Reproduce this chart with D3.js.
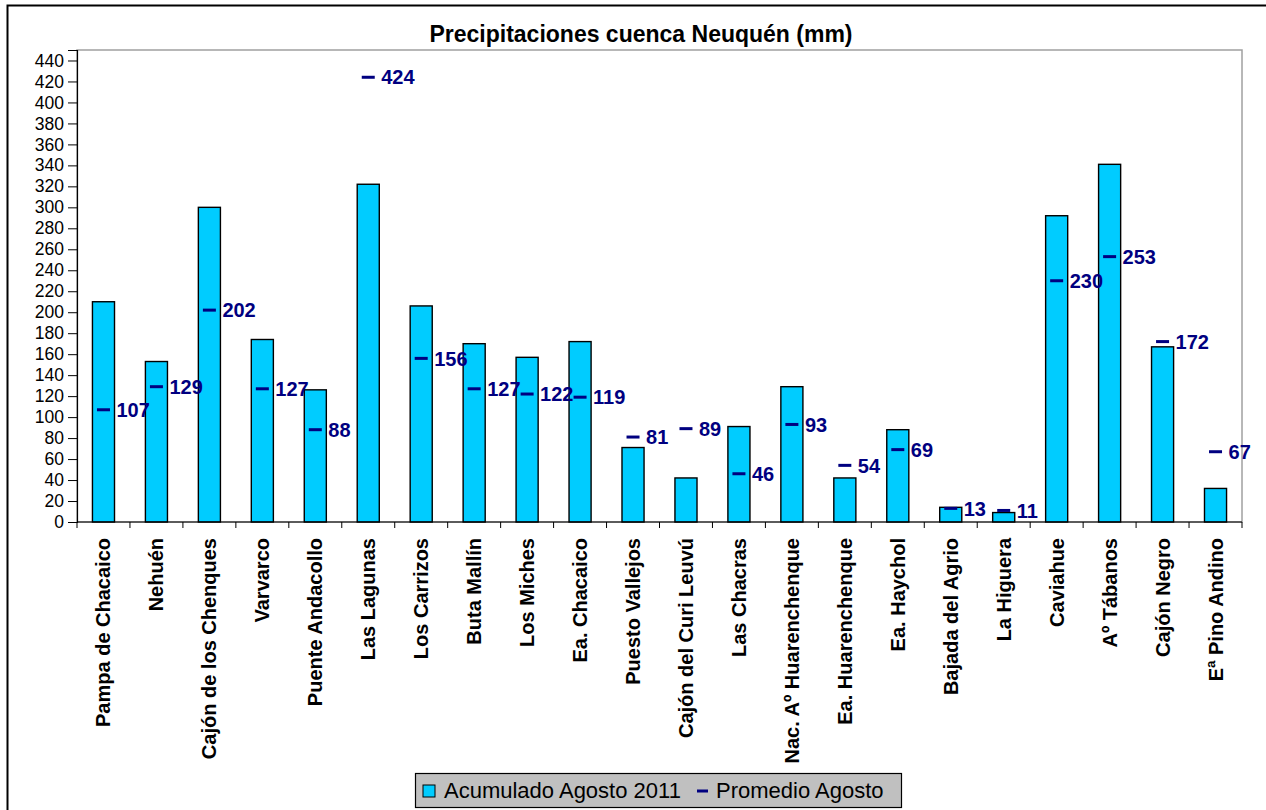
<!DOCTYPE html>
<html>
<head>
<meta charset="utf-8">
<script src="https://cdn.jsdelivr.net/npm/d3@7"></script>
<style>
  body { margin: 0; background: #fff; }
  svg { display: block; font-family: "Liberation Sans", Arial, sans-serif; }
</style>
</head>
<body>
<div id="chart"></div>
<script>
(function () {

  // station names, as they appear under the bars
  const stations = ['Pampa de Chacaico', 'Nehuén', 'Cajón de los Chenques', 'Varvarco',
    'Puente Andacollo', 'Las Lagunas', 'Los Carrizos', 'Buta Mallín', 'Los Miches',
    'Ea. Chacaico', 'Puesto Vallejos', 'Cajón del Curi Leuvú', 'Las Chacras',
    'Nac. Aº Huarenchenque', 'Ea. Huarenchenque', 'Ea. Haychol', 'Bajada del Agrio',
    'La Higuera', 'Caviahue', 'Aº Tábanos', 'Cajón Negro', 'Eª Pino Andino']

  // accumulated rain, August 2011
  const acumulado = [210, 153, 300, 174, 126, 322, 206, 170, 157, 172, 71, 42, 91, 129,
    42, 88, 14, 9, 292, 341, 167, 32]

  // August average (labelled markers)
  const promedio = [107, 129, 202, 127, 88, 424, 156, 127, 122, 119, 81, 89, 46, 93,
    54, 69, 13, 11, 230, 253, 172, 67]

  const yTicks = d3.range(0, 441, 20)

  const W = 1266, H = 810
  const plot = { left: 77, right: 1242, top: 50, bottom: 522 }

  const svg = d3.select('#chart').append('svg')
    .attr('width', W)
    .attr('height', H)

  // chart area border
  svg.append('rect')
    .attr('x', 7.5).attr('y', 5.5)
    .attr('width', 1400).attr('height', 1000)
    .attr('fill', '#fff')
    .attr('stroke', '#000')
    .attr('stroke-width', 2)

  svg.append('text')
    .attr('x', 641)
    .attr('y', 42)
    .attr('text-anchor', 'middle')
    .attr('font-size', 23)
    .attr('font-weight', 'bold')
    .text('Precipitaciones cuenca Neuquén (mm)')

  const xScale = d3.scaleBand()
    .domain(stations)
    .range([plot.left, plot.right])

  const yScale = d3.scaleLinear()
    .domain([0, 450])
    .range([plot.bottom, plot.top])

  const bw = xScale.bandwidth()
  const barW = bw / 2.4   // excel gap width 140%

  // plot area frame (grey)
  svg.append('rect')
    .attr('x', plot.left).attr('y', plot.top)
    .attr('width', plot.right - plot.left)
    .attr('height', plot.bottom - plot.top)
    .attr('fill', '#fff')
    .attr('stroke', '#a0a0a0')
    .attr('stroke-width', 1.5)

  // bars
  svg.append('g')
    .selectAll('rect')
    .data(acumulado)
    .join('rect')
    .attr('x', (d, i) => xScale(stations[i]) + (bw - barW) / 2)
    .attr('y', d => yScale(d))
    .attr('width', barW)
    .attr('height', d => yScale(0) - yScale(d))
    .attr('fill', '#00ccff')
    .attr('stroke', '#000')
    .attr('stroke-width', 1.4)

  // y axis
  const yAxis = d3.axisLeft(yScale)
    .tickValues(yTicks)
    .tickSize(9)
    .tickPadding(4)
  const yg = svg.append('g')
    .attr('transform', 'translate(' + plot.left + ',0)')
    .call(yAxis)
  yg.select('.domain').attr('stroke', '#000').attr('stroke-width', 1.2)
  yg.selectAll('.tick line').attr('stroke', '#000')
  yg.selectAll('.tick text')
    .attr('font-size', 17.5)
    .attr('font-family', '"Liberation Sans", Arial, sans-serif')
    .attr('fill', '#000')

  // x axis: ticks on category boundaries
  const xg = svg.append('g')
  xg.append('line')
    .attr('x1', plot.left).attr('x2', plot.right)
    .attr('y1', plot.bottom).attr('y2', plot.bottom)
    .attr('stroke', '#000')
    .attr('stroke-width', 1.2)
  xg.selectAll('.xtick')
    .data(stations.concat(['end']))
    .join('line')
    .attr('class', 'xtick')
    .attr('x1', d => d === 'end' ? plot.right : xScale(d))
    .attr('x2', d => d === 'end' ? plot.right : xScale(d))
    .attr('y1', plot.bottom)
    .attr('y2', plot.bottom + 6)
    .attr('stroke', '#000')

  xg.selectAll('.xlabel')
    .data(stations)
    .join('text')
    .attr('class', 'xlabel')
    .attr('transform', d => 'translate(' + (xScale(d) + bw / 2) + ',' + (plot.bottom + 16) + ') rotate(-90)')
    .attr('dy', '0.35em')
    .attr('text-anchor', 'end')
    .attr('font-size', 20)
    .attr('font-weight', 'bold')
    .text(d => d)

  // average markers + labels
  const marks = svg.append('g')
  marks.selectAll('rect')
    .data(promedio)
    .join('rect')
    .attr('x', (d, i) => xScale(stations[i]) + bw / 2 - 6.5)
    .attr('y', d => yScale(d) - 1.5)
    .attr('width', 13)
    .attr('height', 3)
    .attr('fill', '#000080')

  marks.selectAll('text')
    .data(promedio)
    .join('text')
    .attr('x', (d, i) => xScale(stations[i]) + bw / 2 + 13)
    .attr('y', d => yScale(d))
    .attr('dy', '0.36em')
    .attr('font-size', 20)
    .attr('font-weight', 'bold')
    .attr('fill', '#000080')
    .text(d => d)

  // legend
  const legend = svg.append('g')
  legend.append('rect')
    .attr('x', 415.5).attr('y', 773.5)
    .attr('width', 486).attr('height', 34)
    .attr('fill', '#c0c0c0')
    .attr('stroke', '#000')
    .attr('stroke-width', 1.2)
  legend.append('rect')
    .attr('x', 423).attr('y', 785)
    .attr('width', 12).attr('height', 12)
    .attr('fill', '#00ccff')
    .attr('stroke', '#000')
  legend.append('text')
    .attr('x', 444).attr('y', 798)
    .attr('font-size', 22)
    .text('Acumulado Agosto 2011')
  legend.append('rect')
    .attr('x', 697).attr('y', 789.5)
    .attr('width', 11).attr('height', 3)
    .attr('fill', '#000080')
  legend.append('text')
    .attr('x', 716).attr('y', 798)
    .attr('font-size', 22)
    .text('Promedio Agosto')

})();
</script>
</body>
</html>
+++
Reproduce every line above as written, skipping pictures.

Response |
Reproduce this chart with D3.js.
<!DOCTYPE html>
<html>
<head>
<meta charset="utf-8">
<script src="https://cdn.jsdelivr.net/npm/d3@7"></script>
<style>
  body { margin: 0; background: #fff; }
  svg { display: block; font-family: "Liberation Sans", Arial, sans-serif; }
</style>
</head>
<body>
<div id="chart"></div>
<script>
(function () {

  // station names, as they appear under the bars
  const stations = ['Pampa de Chacaico', 'Nehuén', 'Cajón de los Chenques', 'Varvarco',
    'Puente Andacollo', 'Las Lagunas', 'Los Carrizos', 'Buta Mallín', 'Los Miches',
    'Ea. Chacaico', 'Puesto Vallejos', 'Cajón del Curi Leuvú', 'Las Chacras',
    'Nac. Aº Huarenchenque', 'Ea. Huarenchenque', 'Ea. Haychol', 'Bajada del Agrio',
    'La Higuera', 'Caviahue', 'Aº Tábanos', 'Cajón Negro', 'Eª Pino Andino']

  // accumulated rain, August 2011
  const acumulado = [210, 153, 300, 174, 126, 322, 206, 170, 157, 172, 71, 42, 91, 129,
    42, 88, 14, 9, 292, 341, 167, 32]

  // August average (labelled markers)
  const promedio = [107, 129, 202, 127, 88, 424, 156, 127, 122, 119, 81, 89, 46, 93,
    54, 69, 13, 11, 230, 253, 172, 67]

  const yTicks = d3.range(0, 441, 20)

  const W = 1266, H = 810
  const plot = { left: 77, right: 1242, top: 50, bottom: 522 }

  const svg = d3.select('#chart').append('svg')
    .attr('width', W)
    .attr('height', H)

  // chart area border
  svg.append('rect')
    .attr('x', 7.5).attr('y', 5.5)
    .attr('width', 1400).attr('height', 1000)
    .attr('fill', '#fff')
    .attr('stroke', '#000')
    .attr('stroke-width', 2)

  svg.append('text')
    .attr('x', 641)
    .attr('y', 42)
    .attr('text-anchor', 'middle')
    .attr('font-size', 23)
    .attr('font-weight', 'bold')
    .text('Precipitaciones cuenca Neuquén (mm)')

  const xScale = d3.scaleBand()
    .domain(stations)
    .range([plot.left, plot.right])

  const yScale = d3.scaleLinear()
    .domain([0, 450])
    .range([plot.bottom, plot.top])

  const bw = xScale.bandwidth()
  const barW = bw / 2.4   // excel gap width 140%

  // plot area frame (grey)
  svg.append('rect')
    .attr('x', plot.left).attr('y', plot.top)
    .attr('width', plot.right - plot.left)
    .attr('height', plot.bottom - plot.top)
    .attr('fill', '#fff')
    .attr('stroke', '#a0a0a0')
    .attr('stroke-width', 1.5)

  // bars
  svg.append('g')
    .selectAll('rect')
    .data(acumulado)
    .join('rect')
    .attr('x', (d, i) => xScale(stations[i]) + (bw - barW) / 2)
    .attr('y', d => yScale(d))
    .attr('width', barW)
    .attr('height', d => yScale(0) - yScale(d))
    .attr('fill', '#00ccff')
    .attr('stroke', '#000')
    .attr('stroke-width', 1.4)

  // y axis
  const yAxis = d3.axisLeft(yScale)
    .tickValues(yTicks)
    .tickSize(9)
    .tickPadding(4)
  const yg = svg.append('g')
    .attr('transform', 'translate(' + plot.left + ',0)')
    .call(yAxis)
  yg.select('.domain').attr('stroke', '#000').attr('stroke-width', 1.2)
  yg.selectAll('.tick line').attr('stroke', '#000')
  yg.selectAll('.tick text')
    .attr('font-size', 17.5)
    .attr('font-family', '"Liberation Sans", Arial, sans-serif')
    .attr('fill', '#000')

  // x axis: ticks on category boundaries
  const xg = svg.append('g')
  xg.append('line')
    .attr('x1', plot.left).attr('x2', plot.right)
    .attr('y1', plot.bottom).attr('y2', plot.bottom)
    .attr('stroke', '#000')
    .attr('stroke-width', 1.2)
  xg.selectAll('.xtick')
    .data(stations.concat(['end']))
    .join('line')
    .attr('class', 'xtick')
    .attr('x1', d => d === 'end' ? plot.right : xScale(d))
    .attr('x2', d => d === 'end' ? plot.right : xScale(d))
    .attr('y1', plot.bottom)
    .attr('y2', plot.bottom + 6)
    .attr('stroke', '#000')

  xg.selectAll('.xlabel')
    .data(stations)
    .join('text')
    .attr('class', 'xlabel')
    .attr('transform', d => 'translate(' + (xScale(d) + bw / 2) + ',' + (plot.bottom + 16) + ') rotate(-90)')
    .attr('dy', '0.35em')
    .attr('text-anchor', 'end')
    .attr('font-size', 20)
    .attr('font-weight', 'bold')
    .text(d => d)

  // average markers + labels
  const marks = svg.append('g')
  marks.selectAll('rect')
    .data(promedio)
    .join('rect')
    .attr('x', (d, i) => xScale(stations[i]) + bw / 2 - 6.5)
    .attr('y', d => yScale(d) - 1.5)
    .attr('width', 13)
    .attr('height', 3)
    .attr('fill', '#000080')

  marks.selectAll('text')
    .data(promedio)
    .join('text')
    .attr('x', (d, i) => xScale(stations[i]) + bw / 2 + 13)
    .attr('y', d => yScale(d))
    .attr('dy', '0.36em')
    .attr('font-size', 20)
    .attr('font-weight', 'bold')
    .attr('fill', '#000080')
    .text(d => d)

  // legend
  const legend = svg.append('g')
  legend.append('rect')
    .attr('x', 415.5).attr('y', 773.5)
    .attr('width', 486).attr('height', 34)
    .attr('fill', '#c0c0c0')
    .attr('stroke', '#000')
    .attr('stroke-width', 1.2)
  legend.append('rect')
    .attr('x', 423).attr('y', 785)
    .attr('width', 12).attr('height', 12)
    .attr('fill', '#00ccff')
    .attr('stroke', '#000')
  legend.append('text')
    .attr('x', 444).attr('y', 798)
    .attr('font-size', 22)
    .text('Acumulado Agosto 2011')
  legend.append('rect')
    .attr('x', 697).attr('y', 789.5)
    .attr('width', 11).attr('height', 3)
    .attr('fill', '#000080')
  legend.append('text')
    .attr('x', 716).attr('y', 798)
    .attr('font-size', 22)
    .text('Promedio Agosto')

})();
</script>
</body>
</html>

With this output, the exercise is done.